Task goal:
Please write the listing below out again exactly, leaving every picture behind.

— Begin —

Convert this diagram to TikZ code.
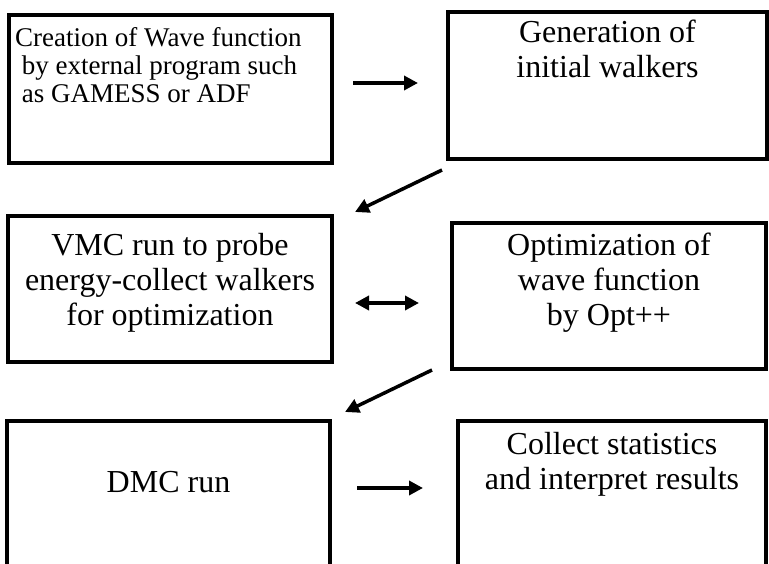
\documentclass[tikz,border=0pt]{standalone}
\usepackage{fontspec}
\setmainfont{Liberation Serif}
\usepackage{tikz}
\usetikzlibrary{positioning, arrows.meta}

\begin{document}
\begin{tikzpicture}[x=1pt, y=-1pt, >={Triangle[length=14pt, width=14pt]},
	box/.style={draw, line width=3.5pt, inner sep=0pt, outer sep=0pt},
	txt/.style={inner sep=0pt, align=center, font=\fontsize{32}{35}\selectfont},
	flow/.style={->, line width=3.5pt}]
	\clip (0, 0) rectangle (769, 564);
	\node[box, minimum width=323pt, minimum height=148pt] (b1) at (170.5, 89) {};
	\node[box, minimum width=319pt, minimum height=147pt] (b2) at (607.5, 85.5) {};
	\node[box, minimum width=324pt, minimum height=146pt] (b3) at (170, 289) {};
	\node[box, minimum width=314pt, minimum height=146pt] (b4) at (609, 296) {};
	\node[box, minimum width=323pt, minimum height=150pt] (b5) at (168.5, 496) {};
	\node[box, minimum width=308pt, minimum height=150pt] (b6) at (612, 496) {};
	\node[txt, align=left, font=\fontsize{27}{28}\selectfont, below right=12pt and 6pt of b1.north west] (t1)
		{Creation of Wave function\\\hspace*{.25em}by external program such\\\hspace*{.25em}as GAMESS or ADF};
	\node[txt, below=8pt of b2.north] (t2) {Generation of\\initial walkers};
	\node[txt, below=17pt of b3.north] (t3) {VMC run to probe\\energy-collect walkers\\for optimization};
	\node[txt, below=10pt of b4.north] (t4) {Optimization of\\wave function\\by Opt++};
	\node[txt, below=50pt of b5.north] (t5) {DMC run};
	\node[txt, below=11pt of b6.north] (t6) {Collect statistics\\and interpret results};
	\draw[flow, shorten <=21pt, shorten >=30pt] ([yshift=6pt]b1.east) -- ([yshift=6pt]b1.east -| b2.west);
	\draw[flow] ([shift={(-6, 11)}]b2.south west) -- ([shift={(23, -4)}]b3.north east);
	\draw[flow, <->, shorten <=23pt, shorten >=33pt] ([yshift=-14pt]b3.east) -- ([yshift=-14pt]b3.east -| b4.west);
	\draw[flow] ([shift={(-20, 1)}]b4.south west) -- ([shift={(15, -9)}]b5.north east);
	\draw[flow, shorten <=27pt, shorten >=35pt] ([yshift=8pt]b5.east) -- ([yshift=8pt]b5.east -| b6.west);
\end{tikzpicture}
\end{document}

— End —

Answer for this exercise:
Convert this diagram to TikZ code.
\documentclass[tikz,border=0pt]{standalone}
\usepackage{fontspec}
\setmainfont{Liberation Serif}
\usepackage{tikz}
\usetikzlibrary{positioning, arrows.meta}

\begin{document}
\begin{tikzpicture}[x=1pt, y=-1pt, >={Triangle[length=14pt, width=14pt]},
	box/.style={draw, line width=3.5pt, inner sep=0pt, outer sep=0pt},
	txt/.style={inner sep=0pt, align=center, font=\fontsize{32}{35}\selectfont},
	flow/.style={->, line width=3.5pt}]
	\clip (0, 0) rectangle (769, 564);
	\node[box, minimum width=323pt, minimum height=148pt] (b1) at (170.5, 89) {};
	\node[box, minimum width=319pt, minimum height=147pt] (b2) at (607.5, 85.5) {};
	\node[box, minimum width=324pt, minimum height=146pt] (b3) at (170, 289) {};
	\node[box, minimum width=314pt, minimum height=146pt] (b4) at (609, 296) {};
	\node[box, minimum width=323pt, minimum height=150pt] (b5) at (168.5, 496) {};
	\node[box, minimum width=308pt, minimum height=150pt] (b6) at (612, 496) {};
	\node[txt, align=left, font=\fontsize{27}{28}\selectfont, below right=12pt and 6pt of b1.north west] (t1)
		{Creation of Wave function\\\hspace*{.25em}by external program such\\\hspace*{.25em}as GAMESS or ADF};
	\node[txt, below=8pt of b2.north] (t2) {Generation of\\initial walkers};
	\node[txt, below=17pt of b3.north] (t3) {VMC run to probe\\energy-collect walkers\\for optimization};
	\node[txt, below=10pt of b4.north] (t4) {Optimization of\\wave function\\by Opt++};
	\node[txt, below=50pt of b5.north] (t5) {DMC run};
	\node[txt, below=11pt of b6.north] (t6) {Collect statistics\\and interpret results};
	\draw[flow, shorten <=21pt, shorten >=30pt] ([yshift=6pt]b1.east) -- ([yshift=6pt]b1.east -| b2.west);
	\draw[flow] ([shift={(-6, 11)}]b2.south west) -- ([shift={(23, -4)}]b3.north east);
	\draw[flow, <->, shorten <=23pt, shorten >=33pt] ([yshift=-14pt]b3.east) -- ([yshift=-14pt]b3.east -| b4.west);
	\draw[flow] ([shift={(-20, 1)}]b4.south west) -- ([shift={(15, -9)}]b5.north east);
	\draw[flow, shorten <=27pt, shorten >=35pt] ([yshift=8pt]b5.east) -- ([yshift=8pt]b5.east -| b6.west);
\end{tikzpicture}
\end{document}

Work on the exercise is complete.